Wednesday, May 4, 2016

When Detroit looked like Silicon Valley

Mike Smitka

Autos are today a hi-tech industry; more on that in subsequent posts. The same was true circa 1900.

A quick window on the contemporary mindset lies in the pages of Scientific American. The late 19th century was the world of Thomas Edison (incandescent lighting was first used in the 1880s), of Dunlop and rubber (1889) and bicycles (1885 for the first chain), of more powerful (steam) locomotives, of battleships and bridges. Searching the titles shows only scattered mentions of automobiles. During the first half of the 1890s, the hot topics were developments railroads, followed closely by marine transport, and then steel and electricity. By the end of the decade, topics electrical dominated, with railroads close behind, followed by bicycles and then ships. Electricity remained the hot topic at the start of the 1900s, but now automobiles came in second, followed closely by ships. Railroads were fading as an area of interest for technologists of the era; bicycles were a mature technology. The last four years of the decade saw electrical developments as the most common, followed by railroads, automobiles and ships. Throughout the period 1890-1908 advances in transportation were presumed a major interest of readers.

Detroit was the Silicon Valley of the 1905 era

So did the venture capitalists of the day. Ford's first commercial attempt at making automobiles (1899) failed within 2 years, and he soon left a second venture in the hands of unhappy investors to found today's Ford Motor Company in 1903. That startup began with $28,000 in seed money. That was a tidy sum – a $2.50 workday and a six-day workweek meant a decent job paid $750 a year – but not out of reach for wealthy investors.

Ford was not alone in this. While the modern automobile originated in Germany, and many of the key technical advances were then made (and first commercialized) in France. Europe though was fragmented, and remained so through 2003, when the end of the Block Exemption finally allowed a fully integrated market across the continent. The U.S. was a bigger market, unimpeded by tariffs and in sheer numbers a larger middle class, the China of its day. Entrepreneurship was everywhere – new towns needed their retailers, farmers needed to sell their produce to people who could store and ship it, and provide financing; reapers and other new-fangled agricultural implements needed sales, financing, repairs. Dynamism is both provides the opportunities and is an outcome. Cars were just one avenue.

As with Silicon Valley, the industry was populated by serial entrepreneurs and networked individuals. For the US, Thomas Klepper [2002] analyzed data on 725 ventures for which sufficient records survived to confirm that they sold at least one vehicle. (Others have subsequently expanded that list.) About 120 were manufacturers of other products that tried their hand at cars; another 145 were spinoffs from existing car companies. Finally 108 were headed by entrepreneurs with prior industry experience. In total, just over half of all ventures were part of this broad start-up community.

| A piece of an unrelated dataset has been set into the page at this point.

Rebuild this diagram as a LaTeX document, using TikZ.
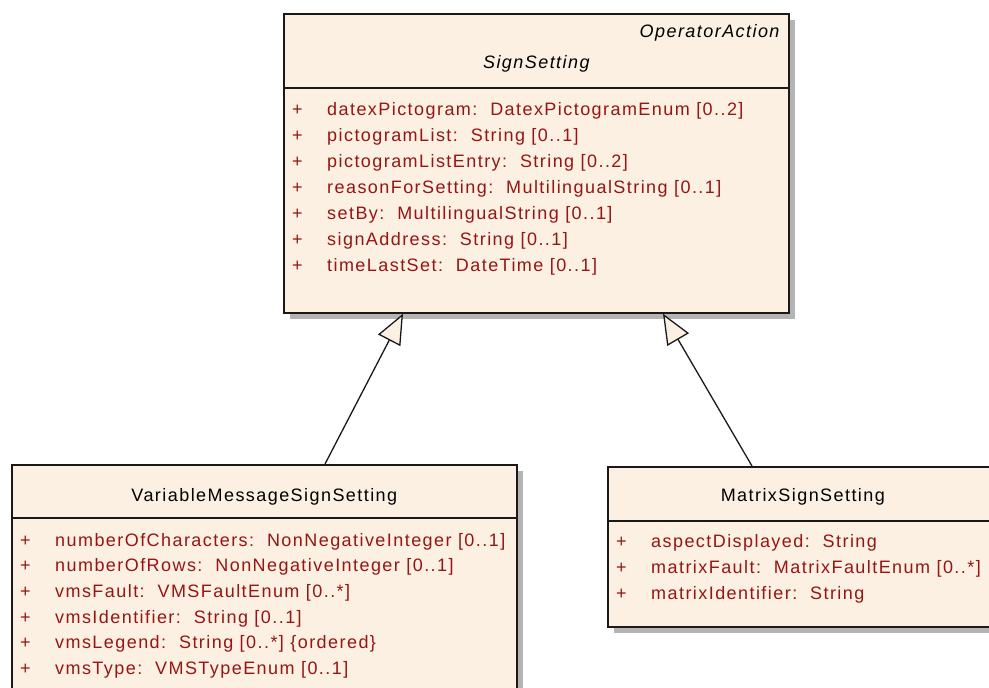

Early entrepreneurs had to battle with the physical layout of cars, which gradually evolved away from being mere horseless carriages, and with what would provide the motive force – steam, electricity, or internal combustion engines. It took until 1903 for the industry to focus on the latter. Who would buy cars? The early market was partly for well-heeled enthusiasts, spurred on by racing. It took a while for them to become practical, but by 1905 there was a reasonable chance that someone would be able to both get where they wanted to go, and return. Dreamers could easily point out the limitations of horses: costly to keep up, a public nuisance because they were inefficient in eating [almost a pound out for a pound in], limited in distance, and needing a wagon to convey more than a single rider. Automobiles were touted as the way of the future.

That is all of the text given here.